Although sand bags, cables, rip-rap and other debris are liberally mixed in the soil at the north end, an estimated 30 concrete panels 30-ft-long by 25-ft-high are expected to emerge with the south end debris. The total volume of excavated material is expected to exceed 22,000 cu yd.
T-wall replacement construction will proceed from north to south as Boh backfills the excavation. The contractor will drive steel H piles to support the new T-wall construction. The wall will have a 3-ft deep by 19-ft wide footing braced on batter piles on both sides, Fenerty says. A rebar loop on top of the water-side pile will tie with rebar in the wall.
The design is typical of T-wall construction going in elsewhere in the hurricane protection system, including about 4,000 ft of new T-wall replacing I-walls that failed on the east side of the Inner Harbor Navigation Canal, says Murray, who was construction representative on that project as well.
The tie-in of the beefy T-walls to the remaining miles of relatively flimsy I-walls on the 17th street canal makes an incongruous match, but Murry explains that the Corps eventually plans to replace all of the walls with the T-wall design. “Since we have to repair this I-wall, we will go ahead and do it as a T-wall,” he says.

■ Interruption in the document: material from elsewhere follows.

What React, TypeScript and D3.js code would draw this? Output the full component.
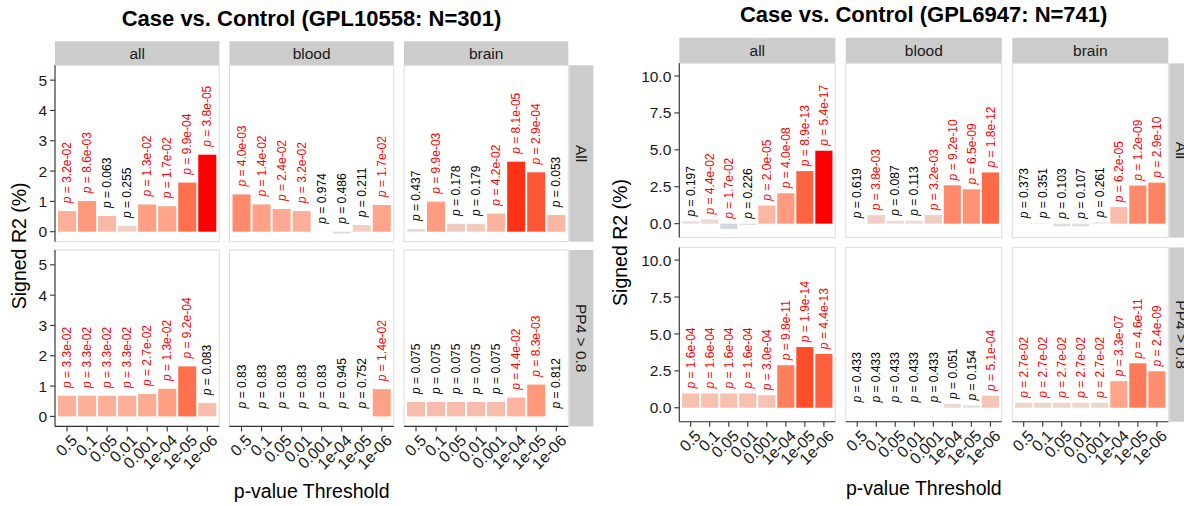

The Corps has no schedule for converting the remaining walls, but officials say they will not replace any failed areas with a design that has proven to be substandard. “We are not going to make a mistake again,” says Crear. “We’ve got to construct it based on the best science and technology…You in fact are going to build it stronger and better. Later on, if you decide you are going to invest in those walls, then you’ve got a section already done and can build to that.”